My favourite building in London has to be the Dominion Building. In a town with so much provincial architecture it is an Art Deco(I think) beauty. There are other examples in London of amazing buildings from various eras. But let us not fool ourselves London, even the Dominion building, London LIfe building, Cathedrals et cetera are copies. Copies of those same blueprints were sent across North America, many of them were rip offs of European buildings or knock offs of great American buildings. An example of what I’m getting at; compare the Adelaide St Baptist Church building to the Egerton St Baptist Church building, yup the Baptist Convention of Ontario and Quebec had the same set of blueprints, with a few modifications, for all churches built in that era.

So when I hear of complaints about a building being knocked down, such as this one, I have to wonder why. That is the concrete block, throw it up quick, get the product moving building of the time. There are better examples of that cookie cutter 1900s building within a few dozen meters. Not to mention similar buildings in Old East Village, Cambridge, Hamilton, Toronto…well let’s face it all over North America. Build it out of scrap timber and throw a saloon sign up and it could be a New Mexico building built in the 1870s. It isn’t an unique example of architecture, nor was it built to a building standard that would last like the Pyramids of Giza.

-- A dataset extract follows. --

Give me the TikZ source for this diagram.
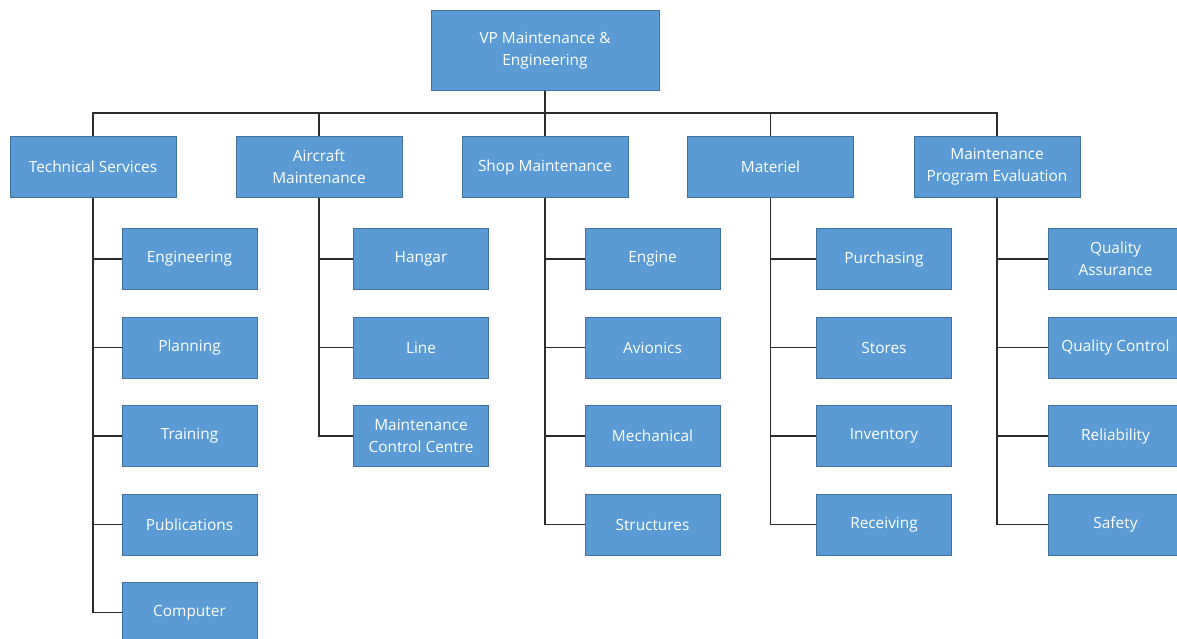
\documentclass[tikz,border=0pt]{standalone}
\usepackage{fontspec}
\setmainfont{Open Sans}
\definecolor{boxfill}{HTML}{5B9BD5}
\definecolor{boxline}{HTML}{41719C}
\definecolor{wire}{HTML}{2B2B2B}
\begin{document}
\begin{tikzpicture}[x=1pt,y=-1pt,
  unit/.style={draw=boxline,fill=boxfill,line width=1pt,text=white,inner sep=2pt,
    align=center,font=\fontsize{15.4}{22}\selectfont},
  top/.style={unit,minimum width=228pt,minimum height=80pt},
  dept/.style={unit,minimum width=166pt,minimum height=61pt},
  sub/.style={unit,minimum width=135pt,minimum height=61pt},
  link/.style={draw=wire,line width=1.4pt}]
\useasboundingbox (0,0) rectangle (1177,639);
\clip (0,0) rectangle (1177,639);
% top of the chart
\node[top] (vp) at (545,51) {VP Maintenance \&\\Engineering};
\coordinate (bus) at (0,113);
% departments
\node[dept] (ts)  at (93,167)  {Technical Services};
\node[dept] (am)  at (319,167) {Aircraft\\Maintenance};
\node[dept] (sm)  at (545,167) {Shop Maintenance};
\node[dept] (mat) at (770.5,167) {Materiel};
\node[dept] (mpe) at (997,167) {Maintenance\\Program Evaluation};
% Technical Services
\node[sub] (ts1) at (189.5,259) {Engineering};
\node[sub] (ts2) at (189.5,347.5) {Planning};
\node[sub] (ts3) at (189.5,436)   {Training};
\node[sub] (ts4) at (189.5,524.5) {Publications};
\node[sub] (ts5) at (189.5,612.5) {Computer};
% Aircraft Maintenance
\node[sub] (am1) at (421,259)   {Hangar};
\node[sub] (am2) at (421,347.5) {Line};
\node[sub] (am3) at (421,436)   {Maintenance\\Control Centre};
% Shop Maintenance
\node[sub] (sm1) at (652.5,259)   {Engine};
\node[sub] (sm2) at (652.5,347.5) {Avionics};
\node[sub] (sm3) at (652.5,436)   {Mechanical};
\node[sub] (sm4) at (652.5,524.5) {Structures};
% Materiel
\node[sub] (mt1) at (884,259)   {Purchasing};
\node[sub] (mt2) at (884,347.5) {Stores};
\node[sub] (mt3) at (884,436)   {Inventory};
\node[sub] (mt4) at (884,524.5) {Receiving};
% Maintenance Program Evaluation
\node[sub] (mp1) at (1115.5,259)   {Quality\\Assurance};
\node[sub] (mp2) at (1115.5,347.5) {Quality Control};
\node[sub] (mp3) at (1115.5,436)   {Reliability};
\node[sub] (mp4) at (1115.5,524.5) {Safety};
% connectors
\draw[link] (vp.south) -- (vp.south |- bus);
\draw[link] (ts.north) -- (ts.north |- bus) -- (mpe.north |- bus) -- (mpe.north);
\foreach \d in {am,sm,mat} \draw[link] (\d.north) -- (\d.north |- bus);
\foreach \c in {ts1,ts2,ts3,ts4,ts5} \draw[link] (ts.south) |- (\c.west);
\foreach \c in {am1,am2,am3} \draw[link] (am.south) |- (\c.west);
\foreach \c in {sm1,sm2,sm3,sm4} \draw[link] (sm.south) |- (\c.west);
\foreach \c in {mt1,mt2,mt3,mt4} \draw[link] (mat.south) |- (\c.west);
\foreach \c in {mp1,mp2,mp3,mp4} \draw[link] (mpe.south) |- (\c.west);
\end{tikzpicture}
\end{document}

The other site recently in the news is the Cedars, a nice house but again there is nothing unique about it architecturally. This one though should be saved for its history and its location. If the city was intelligent it would buy this place, renovate it to its original clubhouse setup and use it for educational, recreational and tourism purposes. That money would be better spent than the plan to buy productive farmland to convert into industrial wasteland.

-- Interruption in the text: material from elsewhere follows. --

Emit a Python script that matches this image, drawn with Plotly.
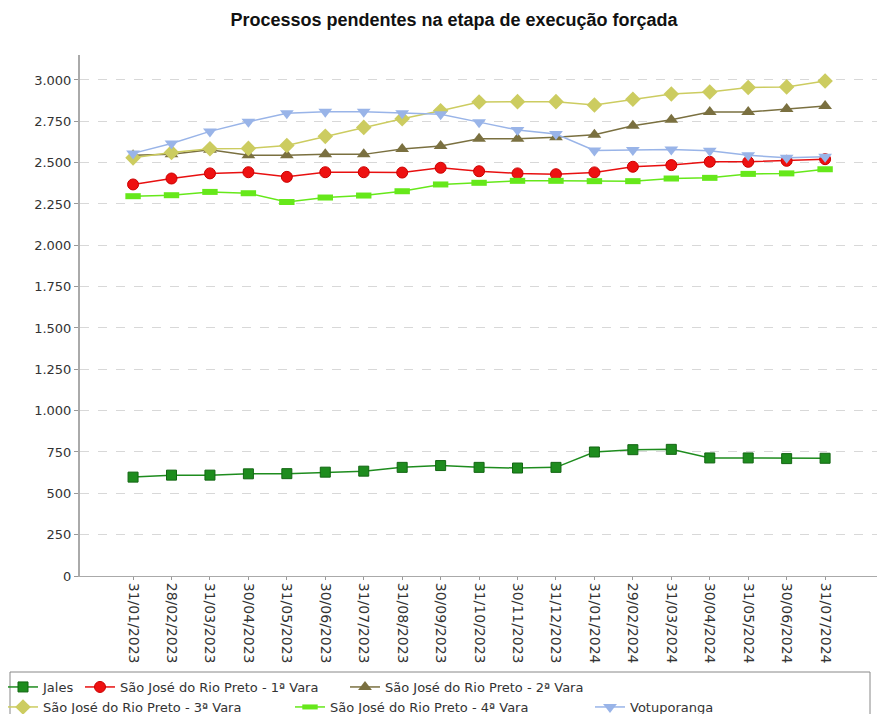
import plotly.graph_objects as go

categories = ["31/01/2023", "28/02/2023", "31/03/2023", "30/04/2023", "31/05/2023",
              "30/06/2023", "31/07/2023", "31/08/2023", "30/09/2023", "31/10/2023",
              "30/11/2023", "31/12/2023", "31/01/2024", "29/02/2024", "31/03/2024",
              "30/04/2024", "31/05/2024", "30/06/2024", "31/07/2024"]

jales = [598, 610, 610, 618, 619, 628, 634, 657, 668, 657, 653, 657, 750, 764, 766, 714, 714, 710, 712]
vara1 = [2368, 2404, 2435, 2442, 2414, 2442, 2442, 2440, 2469, 2448, 2435, 2430, 2441, 2475, 2485, 2505, 2505, 2511, 2521]
vara2 = [2545, 2551, 2578, 2545, 2545, 2550, 2550, 2582, 2600, 2644, 2644, 2653, 2669, 2723, 2760, 2806, 2806, 2824, 2842]
vara3 = [2529, 2562, 2584, 2586, 2604, 2659, 2713, 2766, 2814, 2867, 2869, 2869, 2849, 2883, 2915, 2927, 2954, 2958, 2994]
vara4 = [2297, 2303, 2323, 2315, 2262, 2289, 2301, 2327, 2368, 2378, 2390, 2390, 2388, 2388, 2404, 2408, 2432, 2435, 2460]
votuporanga = [2556, 2616, 2689, 2747, 2798, 2808, 2808, 2798, 2792, 2745, 2697, 2673, 2574, 2576, 2580, 2572, 2545, 2529, 2535]

series_names = ["Jales", "São José do Rio Preto - 1ª Vara", "São José do Rio Preto - 2ª Vara",
                "São José do Rio Preto - 3ª Vara", "São José do Rio Preto - 4ª Vara", "Votuporanga"]

L, T, R, B = 80, 55, 0, 138
W, H = 877, 714
pw = W - L - R
ph = H - T - B

def px(X):
    return (X - L) / pw

def py(Y):
    return (H - B - Y) / ph

# legend item placement: (text start x, row top y)
legend_pos = [(43, 672), (120, 672), (385, 672), (43, 692), (330, 692), (630, 692)]

x = list(range(len(categories)))
fig = go.Figure()

styles = [
    (jales, "#1e8c1e", dict(symbol="square", size=10, color="#1e8c1e", line=dict(color="#136613", width=1))),
    (vara1, "#e81010", dict(symbol="circle", size=11, color="#ee1111", line=dict(color="#cc0000", width=1))),
    (vara2, "#7a7040", dict(symbol="triangle-up", size=12, color="#7a7040", line=dict(width=0))),
    (vara3, "#cccc60", dict(symbol="diamond", size=12, color="#cccc60", line=dict(width=0))),
    (vara4, "#66e81a", dict(symbol="line-ew", size=11, color="#66e81a", line=dict(color="#66e81a", width=6))),
    (votuporanga, "#99b4e8", dict(symbol="triangle-down", size=12, color="#99b4e8", line=dict(width=0))),
]

legend_layouts = {}
for i, (name, (vals, lc, mk)) in enumerate(zip(series_names, styles)):
    lg = "legend" if i == 0 else f"legend{i + 1}"
    fig.add_trace(go.Scatter(x=x, y=vals, name=name, mode="lines+markers",
                             line=dict(color=lc, width=1.5), marker=mk, legend=lg))
    tx, ty = legend_pos[i]
    legend_layouts[lg] = dict(orientation="h", x=px(tx - 40), y=py(ty), xanchor="left", yanchor="top",
                              font=dict(family="DejaVu Sans", size=13, color="#333333"),
                              bgcolor="rgba(0,0,0,0)", borderwidth=0, itemwidth=30)

fig.update_layout(
    width=W, height=H,
    margin=dict(l=L, r=R, t=T, b=B, autoexpand=False),
    paper_bgcolor="white", plot_bgcolor="white",
    separators=",.",
    font=dict(family="DejaVu Sans", size=13, color="#333333"),
    title=dict(text="<b>Processos pendentes na etapa de execução forçada</b>",
               x=454 / W, xref="container", xanchor="center",
               y=1 - 20 / H, yref="container", yanchor="middle",
               font=dict(family="Liberation Sans", size=18, color="#111111")),
    showlegend=True,
    shapes=[dict(type="rect", xref="paper", yref="paper",
                 x0=px(10), x1=px(870), y0=py(672), y1=py(740),
                 line=dict(color="#888888", width=1), fillcolor="rgba(0,0,0,0)")],
    **legend_layouts,
)

fig.update_xaxes(
    range=[-1.38, 19.35],
    tickmode="array", tickvals=x, ticktext=categories,
    tickangle=90, ticks="outside", ticklen=3, tickcolor="#999999",
    showgrid=False, zeroline=False,
    showline=True, linecolor="#aaaaaa", linewidth=1,
    tickfont=dict(family="DejaVu Sans", size=14, color="#333333"),
)

fig.update_yaxes(
    range=[0, 3151],
    tickmode="array", tickvals=[0, 250, 500, 750, 1000, 1250, 1500, 1750, 2000, 2250, 2500, 2750, 3000],
    tickformat=",d",
    ticks="outside", ticklen=4, tickcolor="#999999",
    showgrid=True, gridcolor="#d8d8d8", griddash="dash", gridwidth=1,
    zeroline=False,
    showline=True, linecolor="#aaaaaa", linewidth=2,
    tickfont=dict(family="DejaVu Sans", size=13, color="#333333"),
)

fig.write_html("out.html", config={"displayModeBar": False},
               post_script="document.body.style.margin='0';document.body.style.overflow='hidden';")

By fighting to preserve every old building in the city we stretch scarce resources to thin to save or preserve our most important buildings. If all old buildings had to be kept the city would be even less inviting for new investors as it already is. All cities need renewal and that means preserving the best of the past and replacing the rest with new. London needs to protect its heritage as investment in its future, the knee jerk preserve or bulldoze everything extremes need to be brought to a middle way or London fails.

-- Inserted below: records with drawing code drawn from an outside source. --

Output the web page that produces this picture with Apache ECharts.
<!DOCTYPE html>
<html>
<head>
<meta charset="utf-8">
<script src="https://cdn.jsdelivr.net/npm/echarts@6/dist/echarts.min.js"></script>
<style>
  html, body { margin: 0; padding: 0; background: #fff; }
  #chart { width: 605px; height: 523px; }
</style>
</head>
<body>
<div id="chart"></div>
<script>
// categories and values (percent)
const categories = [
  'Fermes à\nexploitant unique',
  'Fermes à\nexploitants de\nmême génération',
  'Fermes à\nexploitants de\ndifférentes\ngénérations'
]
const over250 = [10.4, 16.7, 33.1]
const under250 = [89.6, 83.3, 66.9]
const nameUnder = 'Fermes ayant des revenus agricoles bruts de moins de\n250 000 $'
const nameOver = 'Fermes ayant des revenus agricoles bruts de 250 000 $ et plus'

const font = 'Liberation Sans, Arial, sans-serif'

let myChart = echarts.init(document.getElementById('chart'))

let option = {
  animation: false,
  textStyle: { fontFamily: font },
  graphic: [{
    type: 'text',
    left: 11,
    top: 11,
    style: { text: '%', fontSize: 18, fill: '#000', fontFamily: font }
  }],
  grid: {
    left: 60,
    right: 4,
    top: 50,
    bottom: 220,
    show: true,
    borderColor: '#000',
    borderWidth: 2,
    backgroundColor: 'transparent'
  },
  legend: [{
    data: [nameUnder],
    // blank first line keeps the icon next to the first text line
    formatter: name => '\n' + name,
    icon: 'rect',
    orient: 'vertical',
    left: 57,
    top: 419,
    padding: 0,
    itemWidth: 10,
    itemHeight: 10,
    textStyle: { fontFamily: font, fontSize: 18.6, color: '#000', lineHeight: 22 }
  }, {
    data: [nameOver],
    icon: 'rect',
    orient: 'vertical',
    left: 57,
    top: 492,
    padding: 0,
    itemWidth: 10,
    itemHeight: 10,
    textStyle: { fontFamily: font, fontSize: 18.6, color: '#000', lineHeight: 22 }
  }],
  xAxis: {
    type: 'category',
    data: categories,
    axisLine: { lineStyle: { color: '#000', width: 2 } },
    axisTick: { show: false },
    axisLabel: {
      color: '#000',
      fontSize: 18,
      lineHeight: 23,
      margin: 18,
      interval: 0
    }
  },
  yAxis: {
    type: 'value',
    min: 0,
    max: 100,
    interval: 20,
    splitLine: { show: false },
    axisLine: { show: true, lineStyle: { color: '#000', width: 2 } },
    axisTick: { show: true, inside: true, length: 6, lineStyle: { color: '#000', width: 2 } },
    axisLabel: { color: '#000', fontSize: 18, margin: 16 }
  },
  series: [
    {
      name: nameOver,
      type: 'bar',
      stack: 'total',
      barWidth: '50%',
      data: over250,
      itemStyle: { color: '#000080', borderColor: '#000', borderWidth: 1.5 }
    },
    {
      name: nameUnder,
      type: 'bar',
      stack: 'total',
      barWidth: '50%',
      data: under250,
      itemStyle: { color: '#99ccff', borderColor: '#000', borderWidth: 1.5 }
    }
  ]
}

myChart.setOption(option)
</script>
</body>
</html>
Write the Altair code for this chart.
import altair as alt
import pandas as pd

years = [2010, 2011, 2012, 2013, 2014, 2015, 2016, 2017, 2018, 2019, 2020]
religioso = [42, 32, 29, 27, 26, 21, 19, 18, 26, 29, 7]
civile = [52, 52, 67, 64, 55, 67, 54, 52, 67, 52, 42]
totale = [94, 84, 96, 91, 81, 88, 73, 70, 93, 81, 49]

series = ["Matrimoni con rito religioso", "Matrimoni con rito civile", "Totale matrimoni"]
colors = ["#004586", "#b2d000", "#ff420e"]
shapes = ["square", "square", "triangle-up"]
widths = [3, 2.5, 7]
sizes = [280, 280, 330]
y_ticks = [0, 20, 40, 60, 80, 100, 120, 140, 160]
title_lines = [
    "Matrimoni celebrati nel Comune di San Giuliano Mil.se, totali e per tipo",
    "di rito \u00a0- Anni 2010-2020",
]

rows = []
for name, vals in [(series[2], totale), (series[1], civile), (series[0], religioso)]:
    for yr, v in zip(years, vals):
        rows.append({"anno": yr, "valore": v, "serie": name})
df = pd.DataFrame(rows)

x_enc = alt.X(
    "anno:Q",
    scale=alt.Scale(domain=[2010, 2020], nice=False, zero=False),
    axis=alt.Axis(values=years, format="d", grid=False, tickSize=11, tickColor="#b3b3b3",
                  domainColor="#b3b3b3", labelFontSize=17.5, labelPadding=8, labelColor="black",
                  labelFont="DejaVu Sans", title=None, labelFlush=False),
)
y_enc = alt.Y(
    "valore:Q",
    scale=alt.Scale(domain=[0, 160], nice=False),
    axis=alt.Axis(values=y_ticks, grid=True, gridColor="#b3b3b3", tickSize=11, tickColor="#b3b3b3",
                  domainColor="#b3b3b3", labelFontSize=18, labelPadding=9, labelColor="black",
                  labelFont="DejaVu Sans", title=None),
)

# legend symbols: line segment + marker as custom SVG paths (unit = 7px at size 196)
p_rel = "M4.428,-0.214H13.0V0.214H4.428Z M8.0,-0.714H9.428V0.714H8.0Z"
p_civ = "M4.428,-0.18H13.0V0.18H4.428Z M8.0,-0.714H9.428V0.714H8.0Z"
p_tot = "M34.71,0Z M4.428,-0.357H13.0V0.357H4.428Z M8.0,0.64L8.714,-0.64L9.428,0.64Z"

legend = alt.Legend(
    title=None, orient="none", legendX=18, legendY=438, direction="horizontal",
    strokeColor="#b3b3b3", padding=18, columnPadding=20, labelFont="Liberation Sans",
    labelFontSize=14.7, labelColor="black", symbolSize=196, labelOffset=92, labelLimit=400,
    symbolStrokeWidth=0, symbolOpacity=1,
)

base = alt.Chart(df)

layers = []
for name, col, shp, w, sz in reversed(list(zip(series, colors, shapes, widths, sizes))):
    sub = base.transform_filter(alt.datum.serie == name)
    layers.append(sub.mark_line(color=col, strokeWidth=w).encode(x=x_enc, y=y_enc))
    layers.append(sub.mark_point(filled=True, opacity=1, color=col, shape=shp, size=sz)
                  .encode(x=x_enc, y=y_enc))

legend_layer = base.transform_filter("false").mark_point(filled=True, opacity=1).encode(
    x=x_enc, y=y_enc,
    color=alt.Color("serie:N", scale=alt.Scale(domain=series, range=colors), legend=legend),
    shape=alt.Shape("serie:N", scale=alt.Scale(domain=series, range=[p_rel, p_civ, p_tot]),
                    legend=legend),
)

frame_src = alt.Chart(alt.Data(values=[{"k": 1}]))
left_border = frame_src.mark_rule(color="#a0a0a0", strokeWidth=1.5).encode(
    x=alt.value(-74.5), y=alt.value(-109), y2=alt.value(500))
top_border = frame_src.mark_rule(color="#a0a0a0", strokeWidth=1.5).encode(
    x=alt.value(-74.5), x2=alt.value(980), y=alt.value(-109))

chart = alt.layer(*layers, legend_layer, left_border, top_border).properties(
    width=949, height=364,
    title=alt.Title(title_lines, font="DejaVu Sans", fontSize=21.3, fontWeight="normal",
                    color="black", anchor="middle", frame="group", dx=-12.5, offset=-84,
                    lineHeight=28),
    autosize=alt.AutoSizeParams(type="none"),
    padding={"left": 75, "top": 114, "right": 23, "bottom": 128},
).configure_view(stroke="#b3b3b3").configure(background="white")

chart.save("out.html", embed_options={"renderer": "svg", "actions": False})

People have lived in this area in villages for at least a thousand years, with agriculture the prime means to sustain the villages. With cash crop prices high it would be foolish to destroy more farmland to sprawl the city outwards. The future, like the past, is more agricultural support and mixed development not the Mr Peas can’t touch Mr Potatoes approach of the last 70 or so years. As shown in the last blog post areas that are just commercial or industrial or residential are being left for the transit friendly mixed neighbourhoods.

Part of London and all of Ontario’s problem is the lack of public awareness of heritage and the associated sites. Researching this topic was difficult with few websites that explained the process of designating or what resources were available to owners. London’s website leads to more questions than answers, the list of sites is a PDF from eight years ago. Ontario’s website is little better with needed information buried in PDFs only found after multiple clicks, none of which gives you a picture of a site worth visiting. To find any information on resources available to owners I had to find a third party site. Even the Heritage Trust website is difficult to navigate.

London and Ontario could learn a lot from the United Kingdom which takes its heritage far more seriously. The National Trust is a charity that preserves natural and historic sites for future generations. Its website is easy to navigate and there is a searchable database of sites to visit and learn about. There sites make money from being in films or TV. English Heritage, a government agency, also protects sites and is given the resources to attract tourists and film/tv producers. Cadw has an interactive map to find places easily, while Historic Scotland has somewhat easy access for owners to get information.

Heritage isn’t just what is left to the current generations but what is built as a legacy for the future. London and Ontario has a lack of architectural diversity, to many steel and glass towers, to many cookie cutter concrete block buildings, to many houses designed to be ill suited for our climate, and to many developers putting profit before function or aesthetics. There are few buildings in London to separate it from any other city in North America, certainly nothing iconic on the horizon that says this is London Ontario. To many of London’s commercial properties and malls would not look out of place as cattle sheds.

Resources will be needed to protect London’s heritage and private owners of sites will need community and government help to preserve them. A start would be an interactive catalogue with a map to find them easily. Getting various groups to unite or at least to stop working against each other would also be useful. Ontario needs a version of the National Trust that combines natural and historic sites as part of a single heritage. Government and charity need to coordinate efforts to draw tourism and investors to these sites to have resources to protect them for the future.

Architectural innovation isn’t just for the great cities of the world, if Buffalo can be innovative why can’t London? Here is part of a documentary on Frank Lloyd Wright’s Buffalo. London needs an iconic architect to launch their career here and an Octavian Hill to help preserve that new heritage. As for those old buildings that aren’t worth keeping, an archaeological survey and recording should be done before the bulldozers start.